* _What to do_: Retype exactly what runs from the first line of the data to the line with "W, H = 1098, 1284", keeping both of those lines and skipping pictures.

>> start Provided data

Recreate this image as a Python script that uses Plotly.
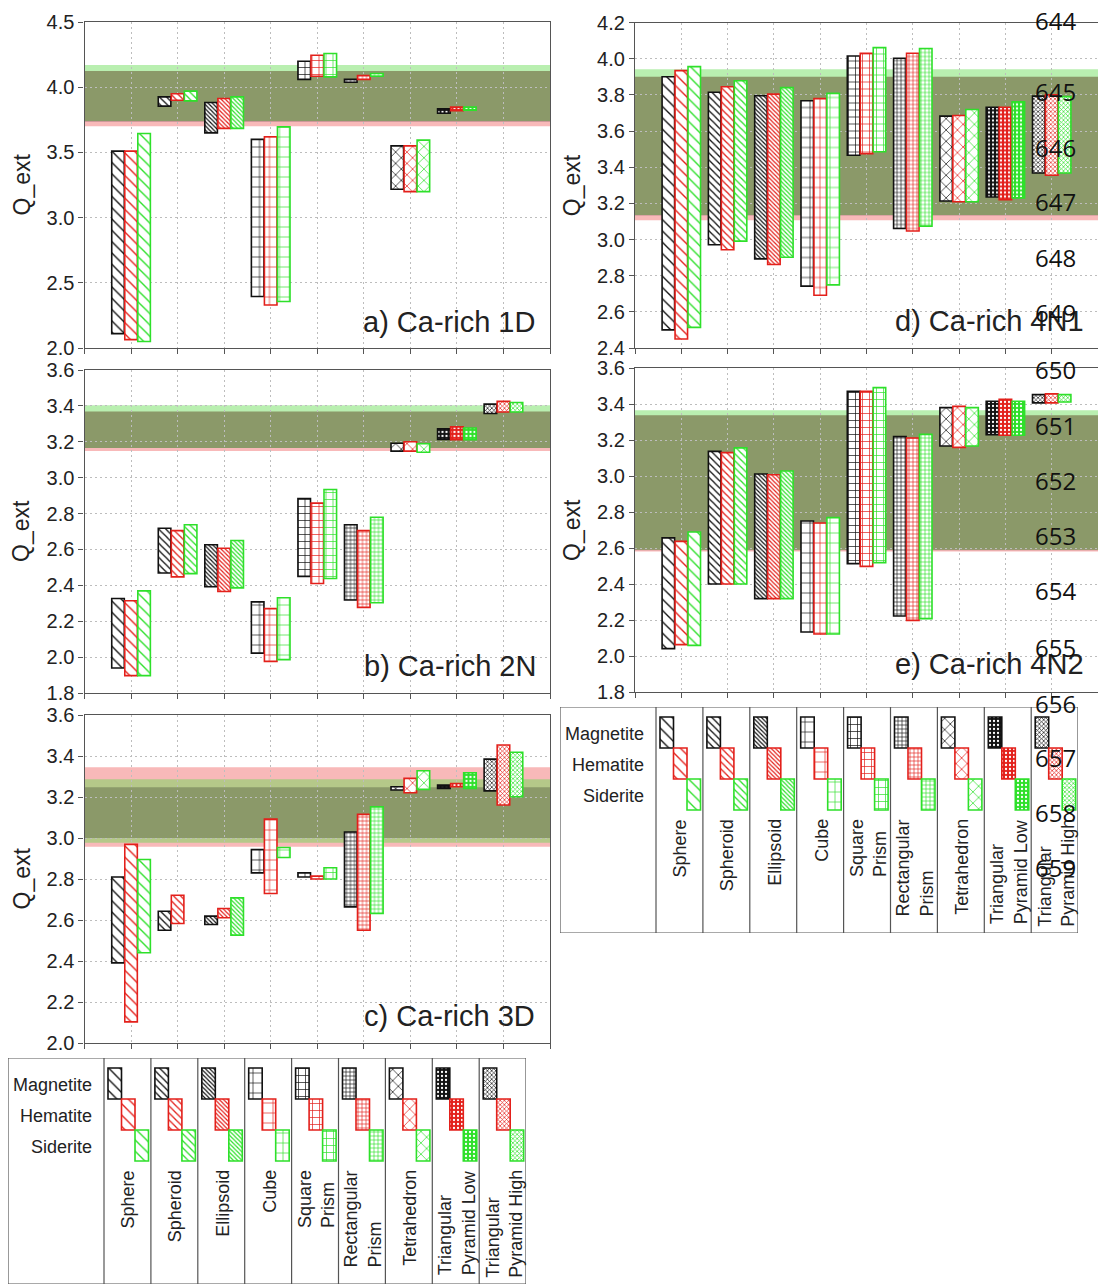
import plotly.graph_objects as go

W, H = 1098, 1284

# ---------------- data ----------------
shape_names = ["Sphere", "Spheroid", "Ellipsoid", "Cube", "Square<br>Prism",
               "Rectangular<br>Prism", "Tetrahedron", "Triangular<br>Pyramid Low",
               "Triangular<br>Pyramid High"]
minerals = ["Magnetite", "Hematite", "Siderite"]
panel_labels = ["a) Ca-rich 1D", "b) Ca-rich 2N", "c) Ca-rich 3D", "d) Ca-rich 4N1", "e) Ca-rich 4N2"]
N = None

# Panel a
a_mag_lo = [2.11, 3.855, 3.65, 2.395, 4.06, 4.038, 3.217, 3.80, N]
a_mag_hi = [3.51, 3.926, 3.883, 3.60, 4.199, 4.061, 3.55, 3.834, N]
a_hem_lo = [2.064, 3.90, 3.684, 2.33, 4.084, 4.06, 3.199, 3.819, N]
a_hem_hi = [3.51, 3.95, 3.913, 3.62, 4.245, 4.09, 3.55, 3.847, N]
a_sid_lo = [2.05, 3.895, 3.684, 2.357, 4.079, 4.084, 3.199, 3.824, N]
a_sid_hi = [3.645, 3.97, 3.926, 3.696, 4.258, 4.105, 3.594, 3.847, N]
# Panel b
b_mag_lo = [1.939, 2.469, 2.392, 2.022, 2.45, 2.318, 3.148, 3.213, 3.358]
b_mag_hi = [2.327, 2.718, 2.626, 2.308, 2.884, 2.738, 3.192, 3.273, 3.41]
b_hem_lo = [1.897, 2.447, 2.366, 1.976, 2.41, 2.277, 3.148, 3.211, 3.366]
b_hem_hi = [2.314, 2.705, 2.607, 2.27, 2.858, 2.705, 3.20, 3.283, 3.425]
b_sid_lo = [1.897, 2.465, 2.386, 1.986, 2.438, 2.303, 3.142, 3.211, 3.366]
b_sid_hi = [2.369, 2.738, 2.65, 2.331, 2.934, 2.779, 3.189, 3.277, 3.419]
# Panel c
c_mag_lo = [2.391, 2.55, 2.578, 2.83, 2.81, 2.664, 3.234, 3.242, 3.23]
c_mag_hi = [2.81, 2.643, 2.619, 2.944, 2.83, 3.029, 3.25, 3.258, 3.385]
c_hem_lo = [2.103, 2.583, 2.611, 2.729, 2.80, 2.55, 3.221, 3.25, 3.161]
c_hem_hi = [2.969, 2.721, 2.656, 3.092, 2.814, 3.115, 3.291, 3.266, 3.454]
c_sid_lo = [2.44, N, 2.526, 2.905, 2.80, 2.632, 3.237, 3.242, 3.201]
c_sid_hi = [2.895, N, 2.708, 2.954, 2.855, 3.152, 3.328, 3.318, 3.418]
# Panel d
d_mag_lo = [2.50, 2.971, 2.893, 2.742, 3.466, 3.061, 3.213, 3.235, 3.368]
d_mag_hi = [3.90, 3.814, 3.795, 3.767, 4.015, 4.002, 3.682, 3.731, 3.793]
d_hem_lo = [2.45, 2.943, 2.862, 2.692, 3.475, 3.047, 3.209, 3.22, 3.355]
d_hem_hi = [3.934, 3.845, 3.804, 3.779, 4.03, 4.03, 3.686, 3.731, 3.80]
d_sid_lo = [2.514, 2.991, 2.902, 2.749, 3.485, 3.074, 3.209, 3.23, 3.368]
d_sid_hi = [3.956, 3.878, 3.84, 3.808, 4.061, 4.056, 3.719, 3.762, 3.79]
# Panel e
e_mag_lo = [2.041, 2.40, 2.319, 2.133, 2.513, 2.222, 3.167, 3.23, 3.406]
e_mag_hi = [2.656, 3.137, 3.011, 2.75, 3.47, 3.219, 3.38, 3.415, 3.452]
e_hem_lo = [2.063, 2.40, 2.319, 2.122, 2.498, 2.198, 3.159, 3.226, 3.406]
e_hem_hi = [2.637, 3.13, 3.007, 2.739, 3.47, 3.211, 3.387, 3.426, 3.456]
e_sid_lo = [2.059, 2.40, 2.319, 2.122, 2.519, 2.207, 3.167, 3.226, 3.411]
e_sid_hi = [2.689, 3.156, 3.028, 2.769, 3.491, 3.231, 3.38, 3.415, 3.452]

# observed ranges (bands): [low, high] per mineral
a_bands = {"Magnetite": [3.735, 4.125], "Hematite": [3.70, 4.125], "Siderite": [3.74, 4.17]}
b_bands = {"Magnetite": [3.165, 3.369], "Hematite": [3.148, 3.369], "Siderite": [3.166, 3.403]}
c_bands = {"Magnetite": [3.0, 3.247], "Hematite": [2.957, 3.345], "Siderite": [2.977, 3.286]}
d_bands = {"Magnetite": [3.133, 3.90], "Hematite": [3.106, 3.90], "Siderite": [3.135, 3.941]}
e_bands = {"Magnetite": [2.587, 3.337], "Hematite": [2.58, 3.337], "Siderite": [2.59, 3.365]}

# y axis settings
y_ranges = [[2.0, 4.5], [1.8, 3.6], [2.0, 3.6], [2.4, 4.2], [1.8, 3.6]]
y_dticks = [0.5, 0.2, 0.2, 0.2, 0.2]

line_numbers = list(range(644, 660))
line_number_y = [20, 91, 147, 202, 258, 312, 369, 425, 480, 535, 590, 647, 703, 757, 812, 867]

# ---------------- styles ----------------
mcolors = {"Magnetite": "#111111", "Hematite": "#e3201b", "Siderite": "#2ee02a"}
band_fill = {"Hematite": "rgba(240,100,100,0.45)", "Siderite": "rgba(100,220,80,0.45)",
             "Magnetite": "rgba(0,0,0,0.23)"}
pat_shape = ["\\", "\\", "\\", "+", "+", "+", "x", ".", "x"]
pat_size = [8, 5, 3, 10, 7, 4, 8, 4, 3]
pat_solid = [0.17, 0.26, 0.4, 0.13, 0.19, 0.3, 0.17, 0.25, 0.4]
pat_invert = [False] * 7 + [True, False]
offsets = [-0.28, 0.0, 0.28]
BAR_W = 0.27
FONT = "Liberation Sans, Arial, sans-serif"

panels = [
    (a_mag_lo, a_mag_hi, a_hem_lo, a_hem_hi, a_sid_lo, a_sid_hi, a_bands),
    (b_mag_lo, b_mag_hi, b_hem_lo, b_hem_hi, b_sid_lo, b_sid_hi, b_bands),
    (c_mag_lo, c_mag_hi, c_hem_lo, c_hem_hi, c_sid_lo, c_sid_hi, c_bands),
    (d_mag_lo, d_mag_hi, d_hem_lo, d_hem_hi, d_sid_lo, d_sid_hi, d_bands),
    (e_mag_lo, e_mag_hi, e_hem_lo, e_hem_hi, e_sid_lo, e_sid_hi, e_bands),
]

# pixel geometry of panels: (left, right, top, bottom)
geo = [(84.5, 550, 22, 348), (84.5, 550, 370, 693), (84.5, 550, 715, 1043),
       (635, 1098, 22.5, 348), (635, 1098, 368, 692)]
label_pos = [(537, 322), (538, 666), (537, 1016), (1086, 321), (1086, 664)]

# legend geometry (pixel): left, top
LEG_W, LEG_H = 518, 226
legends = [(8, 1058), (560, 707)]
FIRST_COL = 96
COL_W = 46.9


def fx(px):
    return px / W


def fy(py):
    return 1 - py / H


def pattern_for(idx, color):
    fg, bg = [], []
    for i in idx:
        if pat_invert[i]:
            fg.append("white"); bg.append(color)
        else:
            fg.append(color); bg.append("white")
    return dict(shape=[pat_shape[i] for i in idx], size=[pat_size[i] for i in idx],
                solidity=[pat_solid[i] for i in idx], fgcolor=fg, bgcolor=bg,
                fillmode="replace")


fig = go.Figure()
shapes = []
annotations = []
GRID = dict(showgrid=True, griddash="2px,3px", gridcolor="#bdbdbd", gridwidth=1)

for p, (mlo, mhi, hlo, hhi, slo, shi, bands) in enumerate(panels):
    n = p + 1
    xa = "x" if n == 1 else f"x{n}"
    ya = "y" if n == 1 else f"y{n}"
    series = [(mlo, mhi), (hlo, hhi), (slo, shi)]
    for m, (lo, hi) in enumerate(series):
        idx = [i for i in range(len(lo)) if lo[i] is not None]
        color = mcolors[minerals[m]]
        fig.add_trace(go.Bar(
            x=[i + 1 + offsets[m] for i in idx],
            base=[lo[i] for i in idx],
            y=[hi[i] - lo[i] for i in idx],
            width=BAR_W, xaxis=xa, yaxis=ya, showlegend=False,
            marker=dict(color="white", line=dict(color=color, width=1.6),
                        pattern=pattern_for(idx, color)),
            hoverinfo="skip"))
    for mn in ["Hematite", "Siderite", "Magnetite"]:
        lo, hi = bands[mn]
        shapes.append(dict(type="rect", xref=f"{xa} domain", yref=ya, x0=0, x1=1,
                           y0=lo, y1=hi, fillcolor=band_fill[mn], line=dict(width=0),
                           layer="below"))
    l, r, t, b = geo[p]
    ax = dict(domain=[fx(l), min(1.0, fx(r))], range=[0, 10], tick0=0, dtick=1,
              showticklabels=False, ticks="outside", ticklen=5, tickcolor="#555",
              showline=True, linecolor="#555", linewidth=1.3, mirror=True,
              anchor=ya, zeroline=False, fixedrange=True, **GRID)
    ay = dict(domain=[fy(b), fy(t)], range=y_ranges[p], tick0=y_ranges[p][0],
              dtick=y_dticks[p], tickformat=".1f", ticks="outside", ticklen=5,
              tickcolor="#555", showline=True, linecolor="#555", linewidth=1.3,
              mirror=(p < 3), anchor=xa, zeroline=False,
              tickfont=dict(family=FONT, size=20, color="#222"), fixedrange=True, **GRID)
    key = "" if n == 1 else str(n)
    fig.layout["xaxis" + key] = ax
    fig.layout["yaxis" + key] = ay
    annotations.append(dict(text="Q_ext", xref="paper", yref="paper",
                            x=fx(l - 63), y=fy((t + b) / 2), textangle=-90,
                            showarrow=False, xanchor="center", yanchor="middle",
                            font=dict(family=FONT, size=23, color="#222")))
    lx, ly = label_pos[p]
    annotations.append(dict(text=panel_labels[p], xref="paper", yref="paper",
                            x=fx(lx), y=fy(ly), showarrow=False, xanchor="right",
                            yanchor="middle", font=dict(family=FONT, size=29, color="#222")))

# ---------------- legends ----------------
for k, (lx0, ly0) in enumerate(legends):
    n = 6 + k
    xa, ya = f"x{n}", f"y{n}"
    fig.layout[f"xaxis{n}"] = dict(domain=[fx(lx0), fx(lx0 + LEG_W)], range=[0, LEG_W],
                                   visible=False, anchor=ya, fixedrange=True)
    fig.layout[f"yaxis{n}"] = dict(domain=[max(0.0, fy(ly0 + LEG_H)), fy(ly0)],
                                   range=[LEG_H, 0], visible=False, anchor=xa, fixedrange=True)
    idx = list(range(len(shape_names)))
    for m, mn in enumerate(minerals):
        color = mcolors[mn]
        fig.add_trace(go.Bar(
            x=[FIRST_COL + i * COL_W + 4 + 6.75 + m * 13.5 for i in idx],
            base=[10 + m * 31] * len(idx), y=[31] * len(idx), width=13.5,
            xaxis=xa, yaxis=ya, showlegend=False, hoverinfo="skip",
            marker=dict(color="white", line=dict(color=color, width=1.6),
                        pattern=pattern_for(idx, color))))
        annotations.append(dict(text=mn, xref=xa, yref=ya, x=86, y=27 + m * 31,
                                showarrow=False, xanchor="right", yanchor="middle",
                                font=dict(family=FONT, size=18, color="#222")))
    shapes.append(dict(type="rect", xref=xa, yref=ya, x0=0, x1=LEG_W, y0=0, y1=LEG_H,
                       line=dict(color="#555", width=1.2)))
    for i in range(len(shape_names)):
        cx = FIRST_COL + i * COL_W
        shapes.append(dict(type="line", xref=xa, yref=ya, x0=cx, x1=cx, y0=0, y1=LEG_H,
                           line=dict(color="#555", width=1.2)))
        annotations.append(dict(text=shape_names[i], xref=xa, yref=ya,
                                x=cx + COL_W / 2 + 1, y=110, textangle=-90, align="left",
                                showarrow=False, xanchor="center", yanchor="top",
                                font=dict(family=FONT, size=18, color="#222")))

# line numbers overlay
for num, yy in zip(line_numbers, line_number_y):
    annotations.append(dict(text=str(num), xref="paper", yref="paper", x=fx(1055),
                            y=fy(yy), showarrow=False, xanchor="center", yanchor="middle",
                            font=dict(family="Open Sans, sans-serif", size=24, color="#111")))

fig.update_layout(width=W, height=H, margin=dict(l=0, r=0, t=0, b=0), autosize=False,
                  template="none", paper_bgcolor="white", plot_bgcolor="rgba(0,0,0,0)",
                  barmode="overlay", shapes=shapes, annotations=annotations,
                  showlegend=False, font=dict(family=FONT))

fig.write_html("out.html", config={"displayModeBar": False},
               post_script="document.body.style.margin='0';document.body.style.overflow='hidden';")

>> end Provided data

* _Expected answer_:
Recreate this image as a Python script that uses Plotly.
import plotly.graph_objects as go

W, H = 1098, 1284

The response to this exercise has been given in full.